- _Directive_: The entire listing is to be repeated verbatim.

- _Supplied data_:

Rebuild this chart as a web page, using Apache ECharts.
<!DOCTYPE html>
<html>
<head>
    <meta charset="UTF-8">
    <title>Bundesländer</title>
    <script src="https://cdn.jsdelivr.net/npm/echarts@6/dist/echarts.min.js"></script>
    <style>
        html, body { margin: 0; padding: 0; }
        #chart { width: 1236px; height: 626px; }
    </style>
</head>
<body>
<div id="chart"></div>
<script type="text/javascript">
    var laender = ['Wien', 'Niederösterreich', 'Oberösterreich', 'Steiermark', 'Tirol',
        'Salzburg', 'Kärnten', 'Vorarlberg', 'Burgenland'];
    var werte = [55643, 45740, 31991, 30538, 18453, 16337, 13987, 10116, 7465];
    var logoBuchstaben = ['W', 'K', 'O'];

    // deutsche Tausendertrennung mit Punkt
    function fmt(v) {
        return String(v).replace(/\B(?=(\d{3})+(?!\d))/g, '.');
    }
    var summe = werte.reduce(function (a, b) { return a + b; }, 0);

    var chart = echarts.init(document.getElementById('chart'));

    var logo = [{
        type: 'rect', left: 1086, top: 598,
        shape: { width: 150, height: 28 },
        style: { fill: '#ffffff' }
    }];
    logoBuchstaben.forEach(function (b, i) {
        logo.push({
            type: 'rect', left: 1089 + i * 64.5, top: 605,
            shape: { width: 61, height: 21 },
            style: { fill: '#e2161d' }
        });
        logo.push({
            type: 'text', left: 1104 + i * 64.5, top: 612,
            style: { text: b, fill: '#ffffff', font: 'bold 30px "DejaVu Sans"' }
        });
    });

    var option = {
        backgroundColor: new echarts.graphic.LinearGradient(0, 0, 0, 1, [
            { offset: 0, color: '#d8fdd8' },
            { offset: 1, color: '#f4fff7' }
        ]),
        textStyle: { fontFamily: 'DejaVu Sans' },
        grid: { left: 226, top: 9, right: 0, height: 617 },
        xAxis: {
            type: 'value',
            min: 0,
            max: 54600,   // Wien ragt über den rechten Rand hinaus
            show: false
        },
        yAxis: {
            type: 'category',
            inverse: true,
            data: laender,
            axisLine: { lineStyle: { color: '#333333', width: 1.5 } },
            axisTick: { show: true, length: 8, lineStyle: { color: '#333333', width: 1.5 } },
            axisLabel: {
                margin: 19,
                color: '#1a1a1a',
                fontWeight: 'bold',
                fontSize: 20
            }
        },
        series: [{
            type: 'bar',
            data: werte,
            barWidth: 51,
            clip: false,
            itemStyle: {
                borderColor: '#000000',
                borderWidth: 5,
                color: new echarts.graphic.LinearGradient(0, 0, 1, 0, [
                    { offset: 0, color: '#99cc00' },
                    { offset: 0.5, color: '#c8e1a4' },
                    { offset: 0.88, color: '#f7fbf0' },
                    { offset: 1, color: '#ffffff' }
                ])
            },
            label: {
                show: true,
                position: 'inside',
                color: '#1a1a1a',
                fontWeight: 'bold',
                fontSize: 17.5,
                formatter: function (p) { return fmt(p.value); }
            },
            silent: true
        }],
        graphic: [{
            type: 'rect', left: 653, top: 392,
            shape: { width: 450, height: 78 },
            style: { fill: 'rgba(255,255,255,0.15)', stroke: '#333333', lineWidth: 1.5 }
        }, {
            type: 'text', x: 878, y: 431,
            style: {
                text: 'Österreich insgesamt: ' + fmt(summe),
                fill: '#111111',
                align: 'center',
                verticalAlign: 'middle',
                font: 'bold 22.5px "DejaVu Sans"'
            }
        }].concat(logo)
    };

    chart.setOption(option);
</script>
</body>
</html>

- _Reply_:
Rebuild this chart as a web page, using Apache ECharts.
<!DOCTYPE html>
<html>
<head>
    <meta charset="UTF-8">
    <title>Bundesländer</title>
    <script src="https://cdn.jsdelivr.net/npm/echarts@6/dist/echarts.min.js"></script>
    <style>
        html, body { margin: 0; padding: 0; }
        #chart { width: 1236px; height: 626px; }
    </style>
</head>
<body>
<div id="chart"></div>
<script type="text/javascript">
    var laender = ['Wien', 'Niederösterreich', 'Oberösterreich', 'Steiermark', 'Tirol',
        'Salzburg', 'Kärnten', 'Vorarlberg', 'Burgenland'];
    var werte = [55643, 45740, 31991, 30538, 18453, 16337, 13987, 10116, 7465];
    var logoBuchstaben = ['W', 'K', 'O'];

    // deutsche Tausendertrennung mit Punkt
    function fmt(v) {
        return String(v).replace(/\B(?=(\d{3})+(?!\d))/g, '.');
    }
    var summe = werte.reduce(function (a, b) { return a + b; }, 0);

    var chart = echarts.init(document.getElementById('chart'));

    var logo = [{
        type: 'rect', left: 1086, top: 598,
        shape: { width: 150, height: 28 },
        style: { fill: '#ffffff' }
    }];
    logoBuchstaben.forEach(function (b, i) {
        logo.push({
            type: 'rect', left: 1089 + i * 64.5, top: 605,
            shape: { width: 61, height: 21 },
            style: { fill: '#e2161d' }
        });
        logo.push({
            type: 'text', left: 1104 + i * 64.5, top: 612,
            style: { text: b, fill: '#ffffff', font: 'bold 30px "DejaVu Sans"' }
        });
    });

    var option = {
        backgroundColor: new echarts.graphic.LinearGradient(0, 0, 0, 1, [
            { offset: 0, color: '#d8fdd8' },
            { offset: 1, color: '#f4fff7' }
        ]),
        textStyle: { fontFamily: 'DejaVu Sans' },
        grid: { left: 226, top: 9, right: 0, height: 617 },
        xAxis: {
            type: 'value',
            min: 0,
            max: 54600,   // Wien ragt über den rechten Rand hinaus
            show: false
        },
        yAxis: {
            type: 'category',
            inverse: true,
            data: laender,
            axisLine: { lineStyle: { color: '#333333', width: 1.5 } },
            axisTick: { show: true, length: 8, lineStyle: { color: '#333333', width: 1.5 } },
            axisLabel: {
                margin: 19,
                color: '#1a1a1a',
                fontWeight: 'bold',
                fontSize: 20
            }
        },
        series: [{
            type: 'bar',
            data: werte,
            barWidth: 51,
            clip: false,
            itemStyle: {
                borderColor: '#000000',
                borderWidth: 5,
                color: new echarts.graphic.LinearGradient(0, 0, 1, 0, [
                    { offset: 0, color: '#99cc00' },
                    { offset: 0.5, color: '#c8e1a4' },
                    { offset: 0.88, color: '#f7fbf0' },
                    { offset: 1, color: '#ffffff' }
                ])
            },
            label: {
                show: true,
                position: 'inside',
                color: '#1a1a1a',
                fontWeight: 'bold',
                fontSize: 17.5,
                formatter: function (p) { return fmt(p.value); }
            },
            silent: true
        }],
        graphic: [{
            type: 'rect', left: 653, top: 392,
            shape: { width: 450, height: 78 },
            style: { fill: 'rgba(255,255,255,0.15)', stroke: '#333333', lineWidth: 1.5 }
        }, {
            type: 'text', x: 878, y: 431,
            style: {
                text: 'Österreich insgesamt: ' + fmt(summe),
                fill: '#111111',
                align: 'center',
                verticalAlign: 'middle',
                font: 'bold 22.5px "DejaVu Sans"'
            }
        }].concat(logo)
    };

    chart.setOption(option);
</script>
</body>
</html>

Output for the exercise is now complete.